Short Stories, Irish literature, Classics, Modern Fiction, Contemporary Literary Fiction, The Japanese Novel, Post Colonial Asian Fiction, The Legacy of the Austro-Hungarian Empire and quality Historical Novels are Among my Interests








Friday, February 16, 2018

”Getting Ideas”. - A Short Story by Farah Ahamed - 2018





“Getting Ideas” by Farah Ahamed



Farah Ahamed on The Reading Life






“Getting Ideas” is the sixth Short Story by Farah Ahamed upon which I have posted.  I have been reading her work since April, 2015. Obviously I see Ahamed  as writer of significant talent and insight.  

“Getting Ideas” focuses on Aisha, a Syrian refugee living in the UK and working for a NGO, an international human rights organisation. His father has given her advise: “‘We don’t want any problems with the law. Remember, no one will defend your rights. You’re invisible, a refugee. Give thanks for what you have. Be on your guard and make yourself as inconspicuous as possible.’”  She lives alone.  People pretty much treat her as if she is invisible when she is not at work.  Then one exciting day her boss offers her a position as a Children’s Rights Coordinator in Tanzania.  She will be in charge of evaluating the effectiveness of Aid as it applies to schools supported by her NGO.

Her first assignment takes her on a long journey over rough roads, accompanied by a driver and a  young Tanzanian woman who now works for the NGO.  They are on their way to visit a school, supported by aid from her NGO.  Her young assistant graduated from the school five years ago.  Ahamed does a masterful job letting us see how Aisha feels.  She has gone from the UK, where she was near invisible to an important high status official in rural Tanzania.  Depending on her report the school, and the director, can receive much more aid or be cut out.

In a very subtle scene, we see the driver almost, maybe just to himself, mocking her as a representative of USA provided aid.  He knows he is supposed to be humble before her but I sensed resentment.  Of course aid is subject to misuse and appropriation by corrupt officials and maybe he knows this and Aisha seems naive to him.  

Upon arrival at the school all the students, it is a girl’s school, sing a song in honour of Aisha.  The students have developed a play, on their own, to preform for her.  It is, per the male director, meant to show the aid money is helping the girls.  

The performance of the play is a very powerful emotionally moving scene.  It is important that first time readers be allowed to experience this on their own so I will not say much.  It is right out of the #metoo movement so much in the news.  I felt very proud of all the women in the story.  

“Getting Ideas” is a first rate story .  In just a few pages we experience very different cultures and we see a liberation I was not expecting.  I know Aisha will grow into a strong woman and I hope the girls will also. 

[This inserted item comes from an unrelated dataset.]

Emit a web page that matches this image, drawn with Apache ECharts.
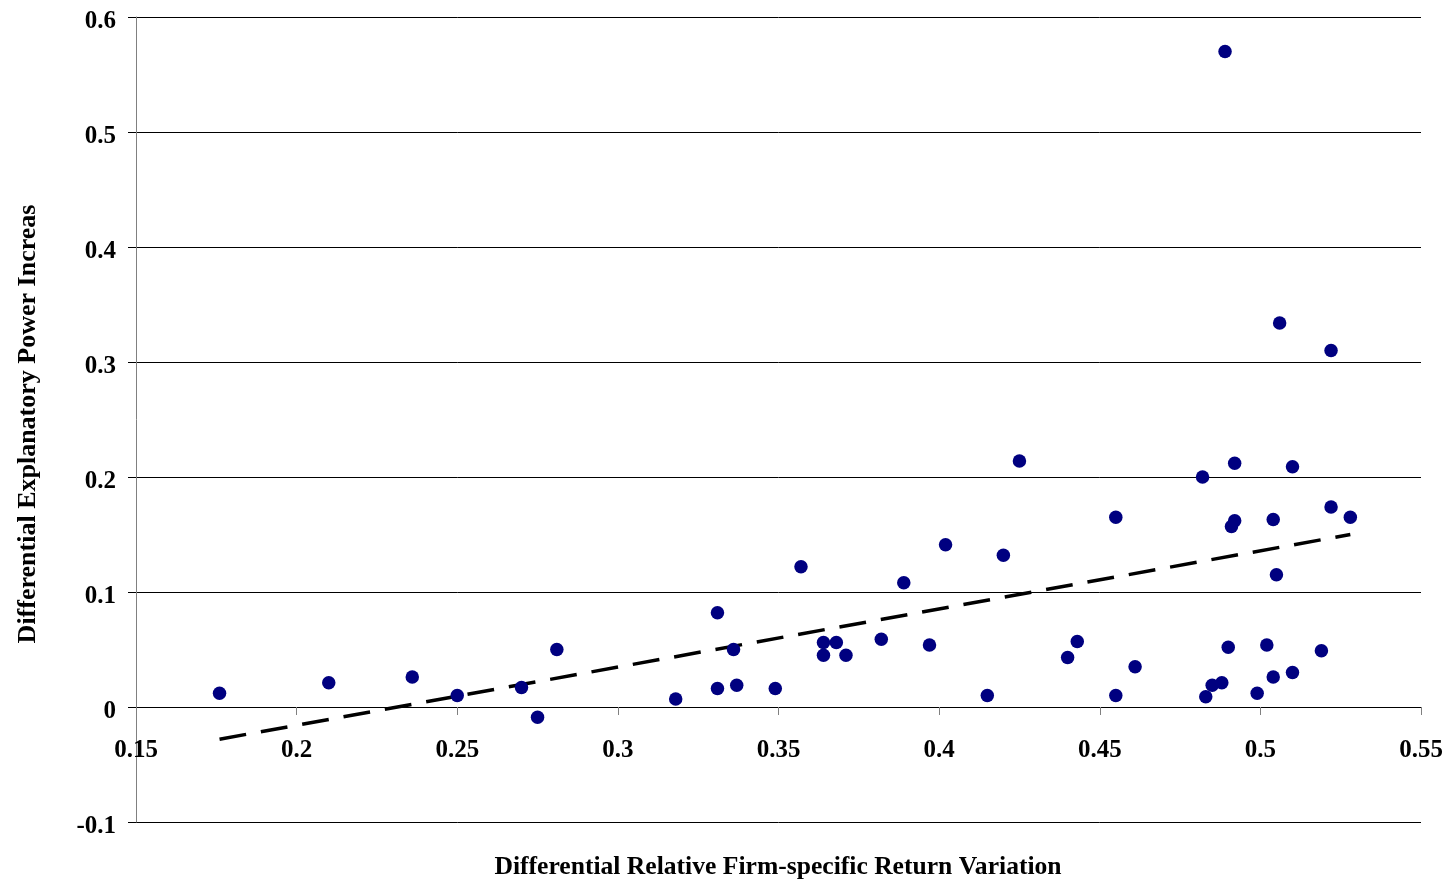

I hope to follow Ahamed for many more years.

Farah Ahamed is a short fiction writer. Her stories have been published in The Massachusetts Review, Thresholds, Kwani?, The Missing Slate, and Out of Print among others. She was highly commended in the 2016 London Short Story Prize, joint winner of the inaugural 2017 Gerald Kraak Award and has been nominated for The Caine and The Pushcart prizes. She was shortlisted for the SI Leeds Literary Prize, DNA/Out of Print Award, Sunderland Waterstones Award, Asian Writer Short Story Prize, and Strands International Short Story.

Mel u












2 comments:

Buried In Print said...

The Caine Prize is such a good way to discover new writers; I need to spend more time with their anthologies and the stories online too. I like the sounds of the subtle social exchanges in the scenes you've described in this story.

Mel u said...

Buried in Print. I think sbout six years ago I was first book blogger to cover all The Caine Stories in a year. Since then many blogs devoted to African culture and politics post on them. Sort of a political issue with complaints about some writers from some countries being given more respect than others.